DAY 1: “It was supposed to be summer but it was windy as fuck. I dragged Ed along to a ‘spot’, a subway tunnel which starts at a car park and spits you out on the seafront. It has a handrail against the wall which levels out at the top of the tunnel. We arrive at the spot and are greeted by a stench of piss and general filth. As Ed is setting up his camera, a man who looked like he had just wandered off a pirate ship walks past and chucks his guts onto the floor, right in the middle of the run up. It was fucking disgusting and looked red. We skate around it for a bit, and after a couple of crap slams I’d had enough. We went somewhere else that day.

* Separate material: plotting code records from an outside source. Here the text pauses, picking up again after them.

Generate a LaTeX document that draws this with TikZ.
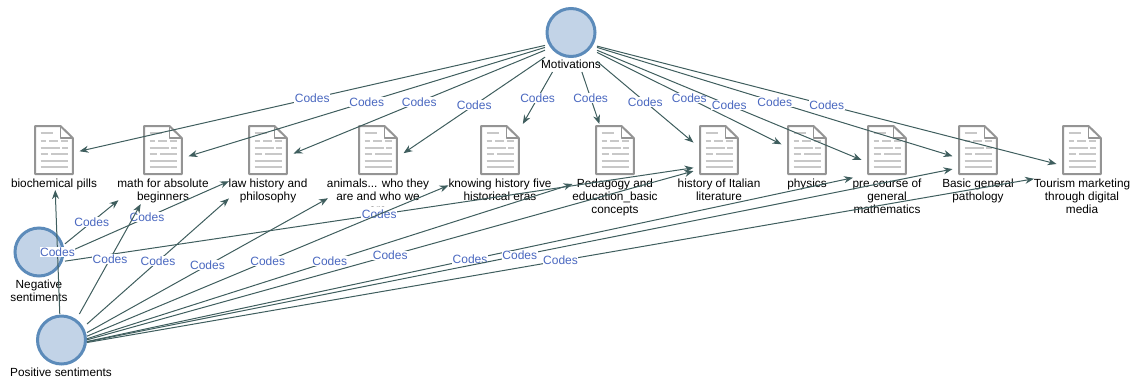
\documentclass[tikz,border=0pt]{standalone}
\usepackage{fontspec}
\setmainfont{Liberation Sans}
\usepackage{xcolor}
\usetikzlibrary{arrows.meta}
\definecolor{edgecol}{HTML}{3F5E5E}
\definecolor{codecol}{HTML}{4A68C0}
\definecolor{circfill}{HTML}{C2D3E7}
\definecolor{circline}{HTML}{5C8BBA}
\definecolor{doccol}{HTML}{949494}
\definecolor{rowcol}{HTML}{C8C8C8}
\tikzset{
    docicon/.pic = {
        \draw[doccol, line width=2pt, fill=white, line join=round] (-18.8,1) -- (6.5,1) -- (18.8,13) -- (18.8,49) -- (-18.8,49) -- cycle;
        \draw[doccol, line width=1.6pt, line join=round] (6.5,1) -- (6.5,13) -- (18.8,13);
        \draw[rowcol, line width=1.2pt] (-13.5,8) -- (-1.5,8);
        \draw[rowcol, line width=1.2pt] (-13.5,16) -- (-8,16) (-5,16) -- (4,16) (7,16) -- (13.5,16);
        \draw[rowcol, line width=1.2pt] (-13.5,23) -- (6,23) (8,23) -- (13.5,23);
        \draw[rowcol, line width=1.2pt] (-13.5,29) -- (-6,29) (-3,29) -- (13.5,29);
        \draw[rowcol, line width=1.2pt] (-13.5,36) -- (13.5,36);
        \draw[rowcol, line width=1.2pt] (-13.5,42) -- (13.5,42);
    },
    circ/.style = {circle, draw=circline, fill=circfill, line width=3pt, minimum size=48pt, inner sep=0pt},
    hit/.style = {rectangle, inner sep=0pt, outer sep=0pt, minimum width=51pt},
    src/.style = {rectangle, inner sep=0pt, outer sep=0pt, minimum width=52pt},
    txt/.style = {anchor=north, align=center, inner sep=0pt, font=\fontsize{11.8}{13}\selectfont},
    codes/.style = {fill=white, text=codecol, inner sep=0.5pt, font=\fontsize{12}{12}\selectfont},
    edge/.style = {draw=edgecol, line width=1pt, -{Stealth[length=9pt, width=7pt]}}
}
\begin{document}
\begin{tikzpicture}[x=1pt, y=-1pt]
    \useasboundingbox (0,0) rectangle (1131,381);

    \node[circ] (motc) at (571,32.5) {};
    \node[circ] (negc) at (39,252) {};
    \node[circ] (posc) at (61.5,340) {};
    \node[txt] (mott) at (571,59.5) {Motivations};
    \node[txt] (negt) at (39,280) {Negative\\sentiments};
    \node[txt] (post) at (61,368) {Positive sentiments};

    \node[src, minimum height=65pt] (mot) at (571,39.5) {};
    \node[src, minimum height=76pt] (neg) at (39,265) {};
    \node[src, minimum height=66pt] (pos) at (61,347) {};

    \pic at (54,125) {docicon};
    \pic at (163,125) {docicon};
    \pic at (268,125) {docicon};
    \pic at (378,125) {docicon};
    \pic at (500,125) {docicon};
    \pic at (615,125) {docicon};
    \pic at (719,125) {docicon};
    \pic at (807,125) {docicon};
    \pic at (887,125) {docicon};
    \pic at (978,125) {docicon};
    \pic at (1082,125) {docicon};

    \node[txt] (pillst) at (54,179) {biochemical pills};
    \node[txt] (matht) at (163,179) {math for absolute\\beginners};
    \node[txt] (lawt) at (268,179) {law history and\\philosophy};
    % third line is cut off
    \begin{scope}
        \clip (300,170) rectangle (460,206.5);
        \node[txt] (animt) at (378,179) {animals... who they\\are and who we\\are};
    \end{scope}
    \node[txt] (fivet) at (500,179) {knowing history five\\historical eras};
    \node[txt] (pedat) at (615,179) {Pedagogy and\\education\_basic\\concepts};
    \node[txt] (italt) at (719,179) {history of Italian\\literature};
    \node[txt] (physt) at (807,179) {physics};
    \node[txt] (pret) at (887,179) {pre course of\\general\\mathematics};
    \node[txt] (bast) at (978,179) {Basic general\\pathology};
    \node[txt] (tourt) at (1082,179) {Tourism marketing\\through digital\\media};

    % icon boxes
    \node[hit, minimum height=66pt] (pills) at (54,157) {};
    \node[hit, minimum height=80pt] (math) at (163,164) {};
    \node[hit, minimum height=80pt] (law) at (268,164) {};
    \node[hit, minimum height=93pt] (anim) at (378,170.5) {};
    \node[hit, minimum height=80pt] (five) at (500,164) {};
    \node[hit, minimum height=93pt] (peda) at (615,170.5) {};
    \node[hit, minimum height=80pt] (ital) at (719,164) {};
    \node[hit, minimum height=66pt] (phys) at (807,157) {};
    \node[hit, minimum height=93pt] (pre) at (887,170.5) {};
    \node[hit, minimum height=80pt] (bas) at (978,164) {};
    \node[hit, minimum height=93pt] (tour) at (1082,170.5) {};

    % label boxes
    \node[hit, minimum width=85pt, minimum height=66pt] (pillsb) at (54,157) {};
    \node[hit, minimum width=89pt, minimum height=80pt] (mathb) at (163,164) {};
    \node[hit, minimum width=78pt, minimum height=80pt] (lawb) at (268,164) {};
    \node[hit, minimum width=100pt, minimum height=93pt] (animb) at (378,170.5) {};
    \node[hit, minimum width=103pt, minimum height=80pt] (fiveb) at (500,164) {};
    \node[hit, minimum width=85pt, minimum height=93pt] (pedab) at (615,170.5) {};
    \node[hit, minimum width=68pt, minimum height=93pt] (preb) at (887,170.5) {};
    \node[hit, minimum width=96pt, minimum height=93pt] (tourb) at (1082,170.5) {};

    \draw[edge] (neg) -- node[codes] {Codes} (mathb);
    \draw[edge] (neg) -- node[codes] {Codes} (lawb);
    \draw[edge] (neg) -- node[codes] {Codes} (ital);

    \draw[edge] (pos) -- node[codes] {Codes} (pillsb);
    \draw[edge] (pos) -- node[codes] {Codes} (mathb);
    \draw[edge] (pos) -- node[codes] {Codes} (lawb);
    \draw[edge] (pos) -- node[codes] {Codes} (animb);
    \draw[edge] (pos) -- node[codes] {Codes} (fiveb);
    \draw[edge] (pos) -- node[codes] {Codes} (pedab);
    \draw[edge] (pos) -- node[codes] {Codes} (ital);
    \draw[edge] (pos) -- node[codes] {Codes} (preb);
    \draw[edge] (pos) -- node[codes] {Codes} (bas);
    \draw[edge] (pos) -- node[codes] {Codes} (tourb);

    \draw[edge] (mot) -- node[codes] {Codes} (pills);
    \draw[edge] (mot) -- node[codes] {Codes} (math);
    \draw[edge] (mot) -- node[codes] {Codes} (law);
    \draw[edge] (mot) -- node[codes] {Codes} (anim);
    \draw[edge] (mot) -- node[codes] {Codes} (five);
    \draw[edge] (mot) -- node[codes] {Codes} (peda);
    \draw[edge] (mot) -- node[codes] {Codes} (ital);
    \draw[edge] (mot) -- node[codes] {Codes} (phys);
    \draw[edge] (mot) -- node[codes] {Codes} (pre);
    \draw[edge] (mot) -- node[codes] {Codes} (bas);
    \draw[edge] (mot) -- node[codes] {Codes} (tour);
\end{tikzpicture}
\end{document}
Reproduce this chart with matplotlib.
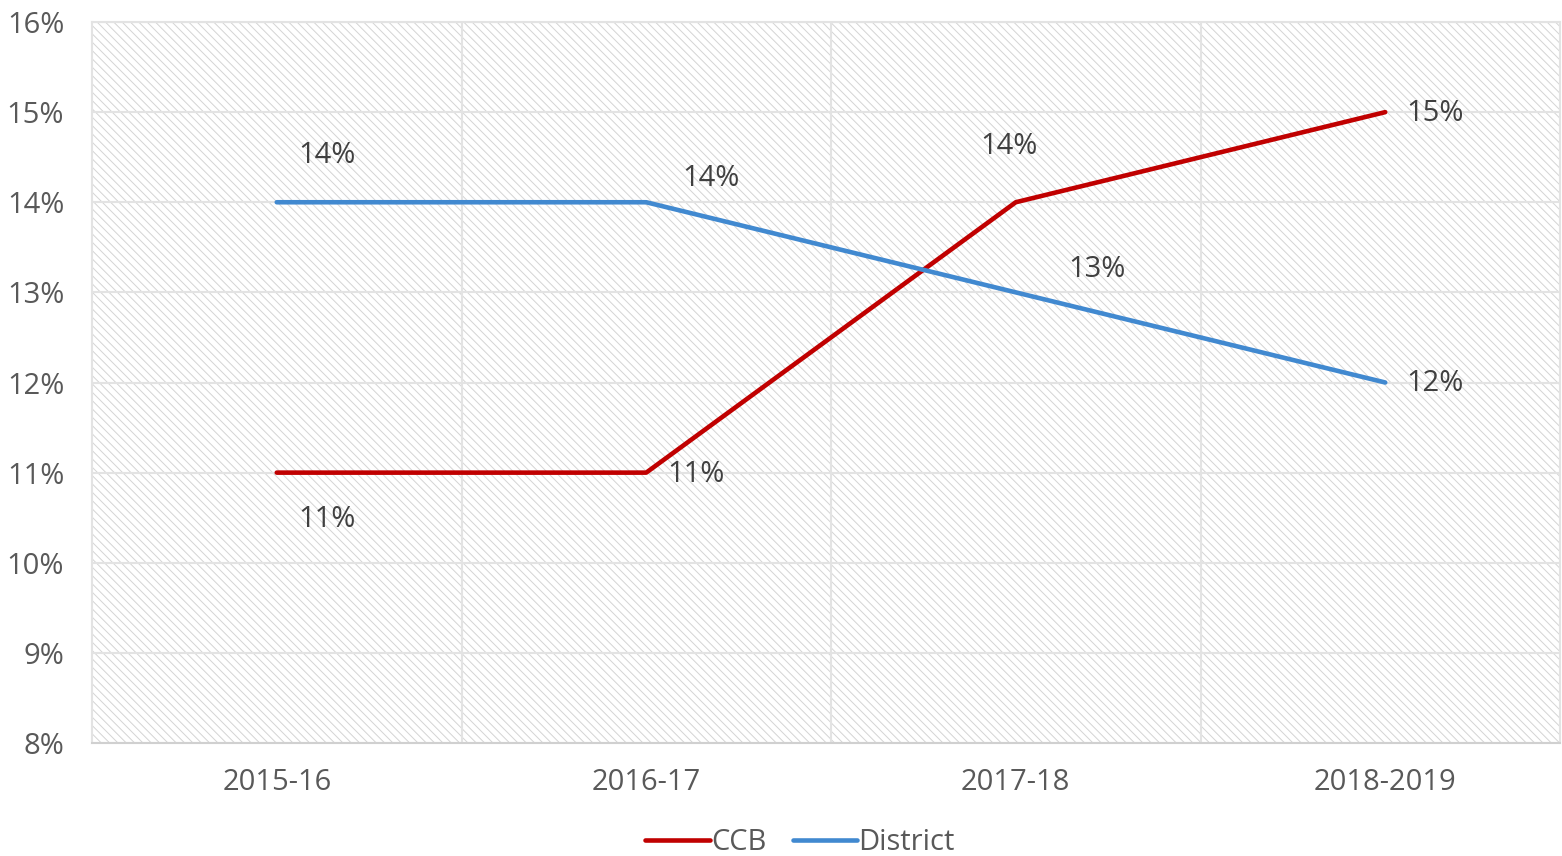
import matplotlib
matplotlib.use("Agg")
import matplotlib.pyplot as plt
from matplotlib.ticker import FuncFormatter, MultipleLocator

categories = ["2015-16", "2016-17", "2017-18", "2018-2019"]
ccb = [11, 11, 14, 15]
district = [14, 14, 13, 12]

ccb_offsets = [(50, -47), (50, -2), (-7, 56), (50, -1)]
district_offsets = [(50, 47), (65, 24), (81, 23), (50, -1)]

plt.rcParams['font.family'] = ['Open Sans', 'DejaVu Sans']
plt.rcParams['hatch.color'] = '#d4d4d4'
plt.rcParams['hatch.linewidth'] = 0.7

fig = plt.figure(figsize=(15.62, 8.56), dpi=100)
ax = fig.add_axes([92/1562, 1-743/856, (1560-92)/1562, (743-22)/856])

ax.patch.set_facecolor('white')
ax.patch.set_hatch('\\\\\\\\')
ax.patch.set_edgecolor('#d4d4d4')

x = list(range(len(categories)))
red = '#C00000'
blue = '#4189D0'
ax.plot(x, ccb, color=red, lw=3.3, solid_capstyle='round', solid_joinstyle='round', label='CCB', zorder=3)
ax.plot(x, district, color=blue, lw=3.3, solid_capstyle='round', solid_joinstyle='round', label='District', zorder=3)

lab_color = '#404040'
fs = 21
for xi, v, off in zip(x, ccb, ccb_offsets):
    ax.annotate(f"{v}%", (xi, v), xytext=off, textcoords='offset pixels',
                ha='center', va='center', fontsize=fs, color=lab_color, zorder=4)
for xi, v, off in zip(x, district, district_offsets):
    ax.annotate(f"{v}%", (xi, v), xytext=off, textcoords='offset pixels',
                ha='center', va='center', fontsize=fs, color=lab_color, zorder=4)

ax.set_ylim(8, 16)
ax.set_xlim(-0.5, 3.5 - 10/369.5)
ax.yaxis.set_major_locator(MultipleLocator(1))
ax.yaxis.set_major_formatter(FuncFormatter(lambda v, p: f"{int(round(v))}%"))
ax.set_xticks(x)
ax.set_xticklabels(categories)
ax.set_xticks([0.5, 1.5, 2.5], minor=True)

ax.grid(axis='y', which='major', color='#e3e3e3', lw=1.5, zorder=1)
ax.grid(axis='x', which='minor', color='#e3e3e3', lw=1.5, zorder=1)
ax.set_axisbelow(True)

for s in ['top', 'right', 'left']:
    ax.spines[s].set_color('#e3e3e3')
    ax.spines[s].set_linewidth(1.5)
ax.spines['bottom'].set_color('#d0d0d0')
ax.spines['bottom'].set_linewidth(1.5)

ax.tick_params(axis='both', which='both', length=0, labelsize=fs, colors='#595959')
ax.tick_params(axis='y', pad=20)
ax.tick_params(axis='x', pad=18)

leg = fig.legend(loc='center', bbox_to_anchor=(800/1562, 1-843/856), ncol=2, frameon=False,
                 fontsize=fs, handlelength=2.2, handletextpad=0.05, columnspacing=0.9)
for t in leg.get_texts():
    t.set_color('#595959')

fig.savefig('out.png', dpi=100)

DAY 2: For some reason (probably due to the weather again), a few days later we decide to go back. Yippee! This time on arrival we see that some one had been nice enough to leave a turd right next to the pile of red vomit, which by now had dried out but was still very visible. The run up had now become a minefield of human waste.
Local Brighton man Nick Tensh was helping us prize the rail away from the wall a little bit, when he managed to wack himself straight in the mush full pelt with an iron bar! It was so gnarly! He insisted he was fine and then spat blood all over the wall right where I was hitting the rail. All of a sudden we were surrounded by every type of bodily fluid.

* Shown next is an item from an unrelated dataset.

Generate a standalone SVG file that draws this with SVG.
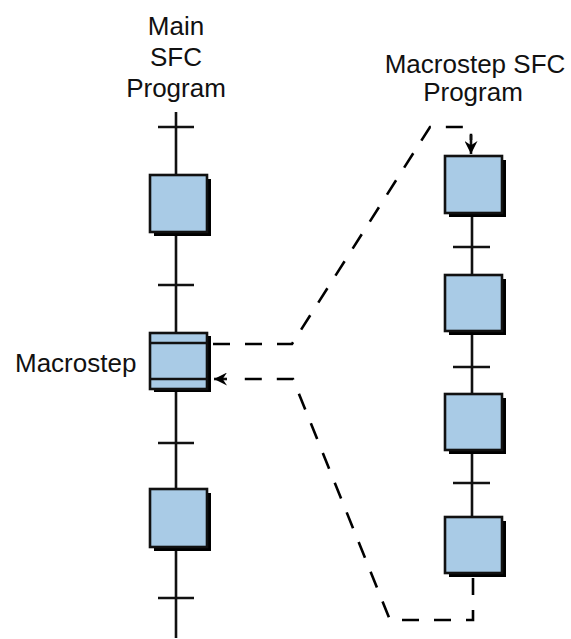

After having slammed a couple more times I was starting to look like a chimney sweep. It was so shitty that it was starting to get funny until we heard some dude (who had been sleeping on a mattress by the entrance to the car park) shouting at us, slurring “NO PHO..TOS… OF ME,, NO FLASH!”, he was walking towards us trying to look hard repeating the same shit. Eventually he calms down after a few “fuck off’s” and “who are yous?”. Everything about the spot was fucked at this point so we got the fuck out of there.

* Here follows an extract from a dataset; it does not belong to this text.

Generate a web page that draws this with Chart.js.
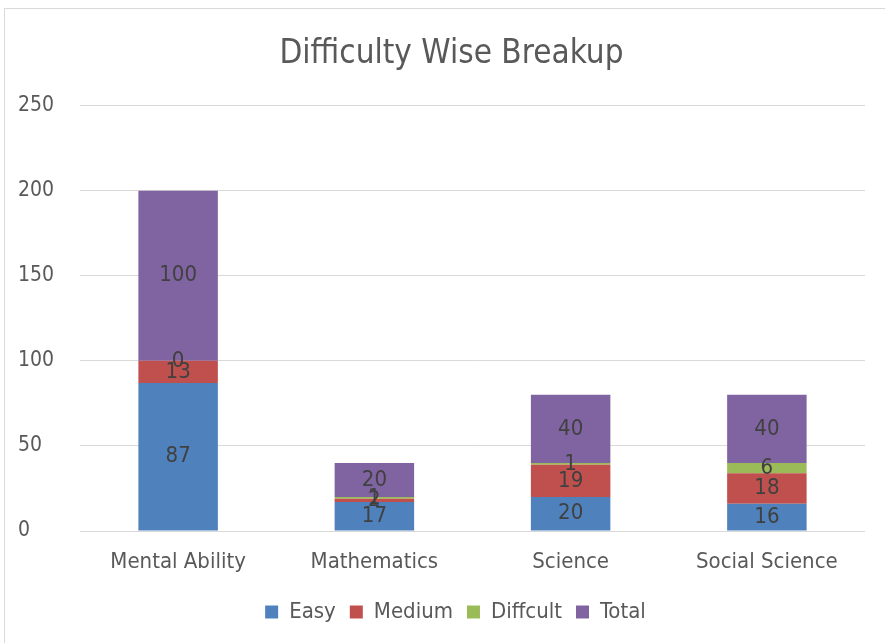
<!DOCTYPE html>
<html>
<head>
<meta charset="utf-8">
<script src="https://cdn.jsdelivr.net/npm/chart.js"></script>
<style>
  html, body { margin: 0; padding: 0; background: #fff; }
  #wrap { position: relative; width: 885px; height: 643px; }
</style>
</head>
<body>
<div id="wrap"><canvas id="myChart" width="885" height="643"></canvas></div>
<script>
// データ
const categories = ['Mental Ability', 'Mathematics', 'Science', 'Social Science'];
const easyData = [87, 17, 20, 16];
const mediumData = [13, 2, 19, 18];
const difficultData = [0, 1, 1, 6];
const totalData = [100, 20, 40, 40];
const yTicks = [0, 50, 100, 150, 200, 250];

const FONT = "'Liberation Sans Narrow', 'DejaVu Sans Condensed', 'Liberation Sans', sans-serif";
const TEXT = '#595959';

// 枠線
const borderPlugin = {
  id: 'frame',
  beforeDraw(chart) {
    const c = chart.ctx;
    c.save();
    c.fillStyle = '#fff';
    c.fillRect(0, 0, chart.width, chart.height);
    c.strokeStyle = '#d9d9d9';
    c.lineWidth = 1;
    c.strokeRect(4.5, 8.5, chart.width + 10, chart.height + 10);
    c.restore();
  },
  // タイトルと凡例を少し右へずらす
  afterLayout(chart) {
    if (chart.titleBlock) { chart.titleBlock.left += 10; chart.titleBlock.right += 10; }
    if (chart.legend) { chart.legend.left += 14; chart.legend.right += 14; }
  }
};

// 値ラベル (各セグメントの中央に描く)
const valueLabels = {
  id: 'valueLabels',
  afterDatasetsDraw(chart) {
    const c = chart.ctx;
    c.save();
    c.font = '22px ' + FONT;
    c.fillStyle = '#404040';
    c.textAlign = 'center';
    c.textBaseline = 'middle';
    chart.data.datasets.forEach((ds, i) => {
      const meta = chart.getDatasetMeta(i);
      meta.data.forEach((bar, j) => {
        const mid = (bar.y + bar.base) / 2;
        c.fillText(String(ds.data[j]), bar.x, mid);
      });
    });
    c.restore();
  }
};

const ctx = document.getElementById('myChart').getContext('2d');

new Chart(ctx, {
  type: 'bar',
  data: {
    labels: categories,
    datasets: [
      { label: 'Easy', data: easyData, backgroundColor: '#4f81bd' },
      { label: 'Medium', data: mediumData, backgroundColor: '#c0504d' },
      { label: 'Diffcult', data: difficultData, backgroundColor: '#9bbb59' },
      { label: 'Total', data: totalData, backgroundColor: '#8064a2' }
    ]
  },
  options: {
    responsive: false,
    animation: false,
    datasets: {
      bar: { categoryPercentage: 1, barPercentage: 0.405, borderWidth: 0 }
    },
    layout: {
      padding: { left: 18, right: 20, top: 0, bottom: 10 }
    },
    scales: {
      x: {
        stacked: true,
        grid: { display: false },
        border: { display: false },
        ticks: { color: TEXT, font: { family: FONT, size: 22 }, padding: 10 },
        afterFit(s) { s.height = 56; }
      },
      y: {
        stacked: true,
        min: 0,
        max: 250,
        afterBuildTicks(s) { s.ticks = yTicks.map(v => ({ value: v })); },
        grid: { color: '#d9d9d9', drawTicks: false },
        border: { display: false },
        ticks: { color: TEXT, font: { family: FONT, size: 21 }, crossAlign: 'far', padding: 8 },
        afterFit(s) { s.width = 62; }
      }
    },
    plugins: {
      tooltip: { enabled: false },
      title: {
        display: true,
        text: 'Difficulty Wise Breakup',
        color: TEXT,
        font: { family: FONT, size: 33, weight: 'normal' },
        padding: { top: 35, bottom: 31 }
      },
      legend: {
        position: 'bottom',
        labels: {
          color: TEXT,
          font: { family: FONT, size: 22 },
          boxWidth: 13,
          boxHeight: 13,
          padding: 14
        }
      }
    }
  },
  plugins: [borderPlugin, valueLabels]
});
</script>
</body>
</html>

I felt like I needed to burn the clothes I had on, be put through a car wash and have a tetanus jab after that ‘session’. Can’t wait to go back and make it one day!”
Level memories will live forever.
For me, getting pied in the face by Dave Benson Phillips as the video’s ender has got to be the funniest part of my participation in the making of the video. I never would have imagined that happening in my life. How many people can say they’ve taken a pie to the noggin from the legendary DBP?!
Ed has really put in some seriously hard work on this video and should be virtual high fived for bringing together a cocktail of DBP, some amazing skating and Ollie Smith wearing more pink and shorter shorts than anyone would ever dare! It’s cutting edge!